Repeat all of the material exactly as given.

• • • •

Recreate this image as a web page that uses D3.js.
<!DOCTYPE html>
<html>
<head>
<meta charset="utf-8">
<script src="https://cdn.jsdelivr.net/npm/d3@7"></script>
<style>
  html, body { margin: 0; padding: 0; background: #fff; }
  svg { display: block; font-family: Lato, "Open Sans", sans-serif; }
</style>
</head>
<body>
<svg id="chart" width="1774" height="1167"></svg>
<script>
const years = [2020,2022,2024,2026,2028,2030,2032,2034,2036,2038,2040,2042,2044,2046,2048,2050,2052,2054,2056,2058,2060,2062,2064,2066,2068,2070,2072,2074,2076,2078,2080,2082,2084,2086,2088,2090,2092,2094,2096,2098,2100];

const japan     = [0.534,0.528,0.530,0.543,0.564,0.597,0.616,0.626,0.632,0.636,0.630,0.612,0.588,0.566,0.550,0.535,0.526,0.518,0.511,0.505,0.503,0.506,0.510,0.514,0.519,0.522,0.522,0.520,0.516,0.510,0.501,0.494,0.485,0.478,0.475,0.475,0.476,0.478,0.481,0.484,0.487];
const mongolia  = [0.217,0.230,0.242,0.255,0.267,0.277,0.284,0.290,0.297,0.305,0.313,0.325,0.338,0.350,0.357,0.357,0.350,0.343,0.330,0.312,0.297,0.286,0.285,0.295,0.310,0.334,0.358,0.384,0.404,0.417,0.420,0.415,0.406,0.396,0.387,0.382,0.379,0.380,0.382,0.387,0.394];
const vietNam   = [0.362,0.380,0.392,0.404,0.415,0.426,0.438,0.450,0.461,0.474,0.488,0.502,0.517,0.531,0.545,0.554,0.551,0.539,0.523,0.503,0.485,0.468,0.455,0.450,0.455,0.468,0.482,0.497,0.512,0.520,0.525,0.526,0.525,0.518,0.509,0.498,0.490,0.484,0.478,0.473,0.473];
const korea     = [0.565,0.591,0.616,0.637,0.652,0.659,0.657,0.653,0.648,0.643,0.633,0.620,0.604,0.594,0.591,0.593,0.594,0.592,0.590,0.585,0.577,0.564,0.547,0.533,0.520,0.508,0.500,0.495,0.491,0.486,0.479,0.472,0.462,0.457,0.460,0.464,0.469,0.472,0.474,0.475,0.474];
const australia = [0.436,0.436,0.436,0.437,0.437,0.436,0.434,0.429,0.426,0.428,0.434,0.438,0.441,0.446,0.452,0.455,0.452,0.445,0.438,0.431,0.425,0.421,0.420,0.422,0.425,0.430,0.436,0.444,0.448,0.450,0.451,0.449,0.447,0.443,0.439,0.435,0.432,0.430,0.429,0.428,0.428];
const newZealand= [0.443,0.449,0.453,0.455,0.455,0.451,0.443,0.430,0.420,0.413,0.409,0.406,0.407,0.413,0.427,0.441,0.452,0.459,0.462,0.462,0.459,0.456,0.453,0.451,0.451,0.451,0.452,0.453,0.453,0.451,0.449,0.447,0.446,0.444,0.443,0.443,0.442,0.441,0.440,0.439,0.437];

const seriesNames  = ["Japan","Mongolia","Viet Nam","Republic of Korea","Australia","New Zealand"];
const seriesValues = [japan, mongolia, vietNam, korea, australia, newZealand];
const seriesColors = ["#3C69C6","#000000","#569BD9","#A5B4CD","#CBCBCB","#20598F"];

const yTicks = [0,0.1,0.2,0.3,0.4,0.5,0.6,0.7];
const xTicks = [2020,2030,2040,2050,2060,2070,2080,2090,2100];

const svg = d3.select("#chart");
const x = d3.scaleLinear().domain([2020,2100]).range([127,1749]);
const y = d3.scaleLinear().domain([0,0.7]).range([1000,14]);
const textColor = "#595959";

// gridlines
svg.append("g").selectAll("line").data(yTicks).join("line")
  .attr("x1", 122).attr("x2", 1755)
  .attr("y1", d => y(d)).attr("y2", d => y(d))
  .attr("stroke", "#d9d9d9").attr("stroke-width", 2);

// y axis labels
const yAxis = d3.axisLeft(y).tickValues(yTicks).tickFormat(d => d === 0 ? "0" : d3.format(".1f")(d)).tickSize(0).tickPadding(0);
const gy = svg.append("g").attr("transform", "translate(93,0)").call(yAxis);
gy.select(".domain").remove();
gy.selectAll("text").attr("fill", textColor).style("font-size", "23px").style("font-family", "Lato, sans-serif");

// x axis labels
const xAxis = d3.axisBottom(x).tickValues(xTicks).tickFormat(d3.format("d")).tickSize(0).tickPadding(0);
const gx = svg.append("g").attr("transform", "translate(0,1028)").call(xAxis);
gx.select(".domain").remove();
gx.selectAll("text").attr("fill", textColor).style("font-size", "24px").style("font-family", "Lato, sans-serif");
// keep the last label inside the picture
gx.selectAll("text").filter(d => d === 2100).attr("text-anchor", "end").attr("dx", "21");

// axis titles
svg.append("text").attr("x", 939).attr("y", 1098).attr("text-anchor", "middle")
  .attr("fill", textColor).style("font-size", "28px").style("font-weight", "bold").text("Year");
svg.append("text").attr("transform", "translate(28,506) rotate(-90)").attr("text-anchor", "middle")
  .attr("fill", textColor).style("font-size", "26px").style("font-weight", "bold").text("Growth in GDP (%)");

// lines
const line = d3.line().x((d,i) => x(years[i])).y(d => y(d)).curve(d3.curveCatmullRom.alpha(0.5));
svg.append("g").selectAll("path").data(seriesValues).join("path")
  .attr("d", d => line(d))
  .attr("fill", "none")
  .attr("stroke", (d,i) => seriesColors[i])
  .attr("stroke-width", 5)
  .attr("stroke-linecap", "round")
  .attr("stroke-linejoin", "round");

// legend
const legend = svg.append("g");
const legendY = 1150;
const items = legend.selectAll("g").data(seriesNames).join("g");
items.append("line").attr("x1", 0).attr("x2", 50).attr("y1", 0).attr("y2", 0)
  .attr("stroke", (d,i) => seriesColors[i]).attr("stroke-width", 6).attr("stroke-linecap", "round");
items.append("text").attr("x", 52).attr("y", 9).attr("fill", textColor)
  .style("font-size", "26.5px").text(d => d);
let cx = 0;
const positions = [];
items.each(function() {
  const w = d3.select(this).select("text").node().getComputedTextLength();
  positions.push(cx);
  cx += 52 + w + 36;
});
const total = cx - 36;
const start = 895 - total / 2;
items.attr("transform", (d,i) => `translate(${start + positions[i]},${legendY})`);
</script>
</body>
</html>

• • • •

* EXPECTED ANSWER:
Recreate this image as a web page that uses D3.js.
<!DOCTYPE html>
<html>
<head>
<meta charset="utf-8">
<script src="https://cdn.jsdelivr.net/npm/d3@7"></script>
<style>
  html, body { margin: 0; padding: 0; background: #fff; }
  svg { display: block; font-family: Lato, "Open Sans", sans-serif; }
</style>
</head>
<body>
<svg id="chart" width="1774" height="1167"></svg>
<script>
const years = [2020,2022,2024,2026,2028,2030,2032,2034,2036,2038,2040,2042,2044,2046,2048,2050,2052,2054,2056,2058,2060,2062,2064,2066,2068,2070,2072,2074,2076,2078,2080,2082,2084,2086,2088,2090,2092,2094,2096,2098,2100];

const japan     = [0.534,0.528,0.530,0.543,0.564,0.597,0.616,0.626,0.632,0.636,0.630,0.612,0.588,0.566,0.550,0.535,0.526,0.518,0.511,0.505,0.503,0.506,0.510,0.514,0.519,0.522,0.522,0.520,0.516,0.510,0.501,0.494,0.485,0.478,0.475,0.475,0.476,0.478,0.481,0.484,0.487];
const mongolia  = [0.217,0.230,0.242,0.255,0.267,0.277,0.284,0.290,0.297,0.305,0.313,0.325,0.338,0.350,0.357,0.357,0.350,0.343,0.330,0.312,0.297,0.286,0.285,0.295,0.310,0.334,0.358,0.384,0.404,0.417,0.420,0.415,0.406,0.396,0.387,0.382,0.379,0.380,0.382,0.387,0.394];
const vietNam   = [0.362,0.380,0.392,0.404,0.415,0.426,0.438,0.450,0.461,0.474,0.488,0.502,0.517,0.531,0.545,0.554,0.551,0.539,0.523,0.503,0.485,0.468,0.455,0.450,0.455,0.468,0.482,0.497,0.512,0.520,0.525,0.526,0.525,0.518,0.509,0.498,0.490,0.484,0.478,0.473,0.473];
const korea     = [0.565,0.591,0.616,0.637,0.652,0.659,0.657,0.653,0.648,0.643,0.633,0.620,0.604,0.594,0.591,0.593,0.594,0.592,0.590,0.585,0.577,0.564,0.547,0.533,0.520,0.508,0.500,0.495,0.491,0.486,0.479,0.472,0.462,0.457,0.460,0.464,0.469,0.472,0.474,0.475,0.474];
const australia = [0.436,0.436,0.436,0.437,0.437,0.436,0.434,0.429,0.426,0.428,0.434,0.438,0.441,0.446,0.452,0.455,0.452,0.445,0.438,0.431,0.425,0.421,0.420,0.422,0.425,0.430,0.436,0.444,0.448,0.450,0.451,0.449,0.447,0.443,0.439,0.435,0.432,0.430,0.429,0.428,0.428];
const newZealand= [0.443,0.449,0.453,0.455,0.455,0.451,0.443,0.430,0.420,0.413,0.409,0.406,0.407,0.413,0.427,0.441,0.452,0.459,0.462,0.462,0.459,0.456,0.453,0.451,0.451,0.451,0.452,0.453,0.453,0.451,0.449,0.447,0.446,0.444,0.443,0.443,0.442,0.441,0.440,0.439,0.437];

const seriesNames  = ["Japan","Mongolia","Viet Nam","Republic of Korea","Australia","New Zealand"];
const seriesValues = [japan, mongolia, vietNam, korea, australia, newZealand];
const seriesColors = ["#3C69C6","#000000","#569BD9","#A5B4CD","#CBCBCB","#20598F"];

const yTicks = [0,0.1,0.2,0.3,0.4,0.5,0.6,0.7];
const xTicks = [2020,2030,2040,2050,2060,2070,2080,2090,2100];

const svg = d3.select("#chart");
const x = d3.scaleLinear().domain([2020,2100]).range([127,1749]);
const y = d3.scaleLinear().domain([0,0.7]).range([1000,14]);
const textColor = "#595959";

// gridlines
svg.append("g").selectAll("line").data(yTicks).join("line")
  .attr("x1", 122).attr("x2", 1755)
  .attr("y1", d => y(d)).attr("y2", d => y(d))
  .attr("stroke", "#d9d9d9").attr("stroke-width", 2);

// y axis labels
const yAxis = d3.axisLeft(y).tickValues(yTicks).tickFormat(d => d === 0 ? "0" : d3.format(".1f")(d)).tickSize(0).tickPadding(0);
const gy = svg.append("g").attr("transform", "translate(93,0)").call(yAxis);
gy.select(".domain").remove();
gy.selectAll("text").attr("fill", textColor).style("font-size", "23px").style("font-family", "Lato, sans-serif");

// x axis labels
const xAxis = d3.axisBottom(x).tickValues(xTicks).tickFormat(d3.format("d")).tickSize(0).tickPadding(0);
const gx = svg.append("g").attr("transform", "translate(0,1028)").call(xAxis);
gx.select(".domain").remove();
gx.selectAll("text").attr("fill", textColor).style("font-size", "24px").style("font-family", "Lato, sans-serif");
// keep the last label inside the picture
gx.selectAll("text").filter(d => d === 2100).attr("text-anchor", "end").attr("dx", "21");

// axis titles
svg.append("text").attr("x", 939).attr("y", 1098).attr("text-anchor", "middle")
  .attr("fill", textColor).style("font-size", "28px").style("font-weight", "bold").text("Year");
svg.append("text").attr("transform", "translate(28,506) rotate(-90)").attr("text-anchor", "middle")
  .attr("fill", textColor).style("font-size", "26px").style("font-weight", "bold").text("Growth in GDP (%)");

// lines
const line = d3.line().x((d,i) => x(years[i])).y(d => y(d)).curve(d3.curveCatmullRom.alpha(0.5));
svg.append("g").selectAll("path").data(seriesValues).join("path")
  .attr("d", d => line(d))
  .attr("fill", "none")
  .attr("stroke", (d,i) => seriesColors[i])
  .attr("stroke-width", 5)
  .attr("stroke-linecap", "round")
  .attr("stroke-linejoin", "round");

// legend
const legend = svg.append("g");
const legendY = 1150;
const items = legend.selectAll("g").data(seriesNames).join("g");
items.append("line").attr("x1", 0).attr("x2", 50).attr("y1", 0).attr("y2", 0)
  .attr("stroke", (d,i) => seriesColors[i]).attr("stroke-width", 6).attr("stroke-linecap", "round");
items.append("text").attr("x", 52).attr("y", 9).attr("fill", textColor)
  .style("font-size", "26.5px").text(d => d);
let cx = 0;
const positions = [];
items.each(function() {
  const w = d3.select(this).select("text").node().getComputedTextLength();
  positions.push(cx);
  cx += 52 + w + 36;
});
const total = cx - 36;
const start = 895 - total / 2;
items.attr("transform", (d,i) => `translate(${start + positions[i]},${legendY})`);
</script>
</body>
</html>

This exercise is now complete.